Framing economic questions correctly

  • One must always be careful to pose economic questions correctly so they aren't misleading.

  • For example, a table that looks like this, one would instinctively graph like this: False demand curve for textbooks

  • It's actually graphed like this, because data doesn't speak for itself: Correct demand curves for textbooks

  • Also be careful of people who speak in economic terms with conviction, but make the mistake of confusing terms.

    • Don't confuse demand with quantity demanded.

Quick summary

  • We continued our theme that the rules of the game affect supply and demand conditions by shaping incentives.

  • The coordinating properties of the free-market system work just as effectively during catastrophes as they do during normal states of affairs. “Price gouging” is nothing more than rapid price increases due to dramatic changes in the plans of buyers and sellers.

  • Incentives change, for example, when price controls are implemented into an otherwise free-market process. When a price control is effective, it unintentionally generates market discoordination.

  • A price ceiling is a legally mandated maximum price. Whether a price ceiling is placed on gasoline or on a very different good, such as rent on apartment units, it creates a shortage. Price competition will tend to be replaced with nonprice or nonmonetary competition. The legally mandated lower price does not eliminate or even reduce the scarcity of the good under the control.

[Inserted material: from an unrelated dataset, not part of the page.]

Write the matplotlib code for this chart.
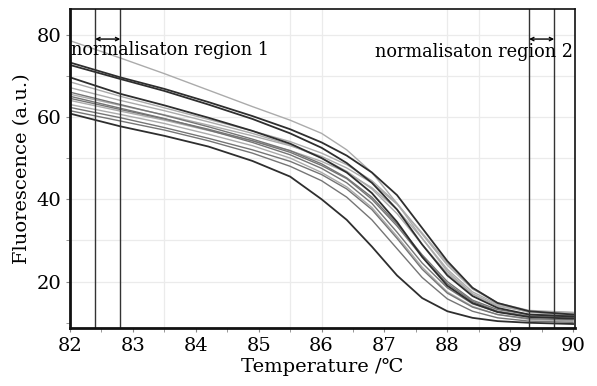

  • A price floor, such as an agricultural price support or a minimum wage on unskilled labor, is a legally mandated minimum price. If effective, the price floor unintentionally generates a surplus. With agricultural commodities, that surplus is typically purchased by the government, representing a transfer of wealth from consumers (in the form of higher prices) and from taxpayers (in the form of a higher tax burden to pay for the government support programs). In the case of the minimum wage, the surplus comes in the form of unemployed workers, who are not bought (like agricultural goods) by the government itself. While those who maintain or find jobs at the minimum wage are better off (compared to what they would have earned at the free-market wage), those who are unemployed are simply out of luck.

  • Prohibition on alcohol and drugs drives market processes underground. Those with a comparative advantage in crime are successors in the competitive process.

  • There is no economic law that says costs of production determine price. It is wrong to suppose that we can choose between basing prices on costs or letting them be set by demand and supply, because the demand and supply process determines all costs.

  • By altering relative costs in response to changing conditions, the demand and supply process sets prices that reflect the relative scarcities of goods and indicates how they can be used most economically.

  • Prices that reflect changing relative scarcities coordinate the activities of people in a commercial society.

  • Many different people use economic terms and concepts in ill-informed or misleading ways. Debunking their stories is part of the art of the economist.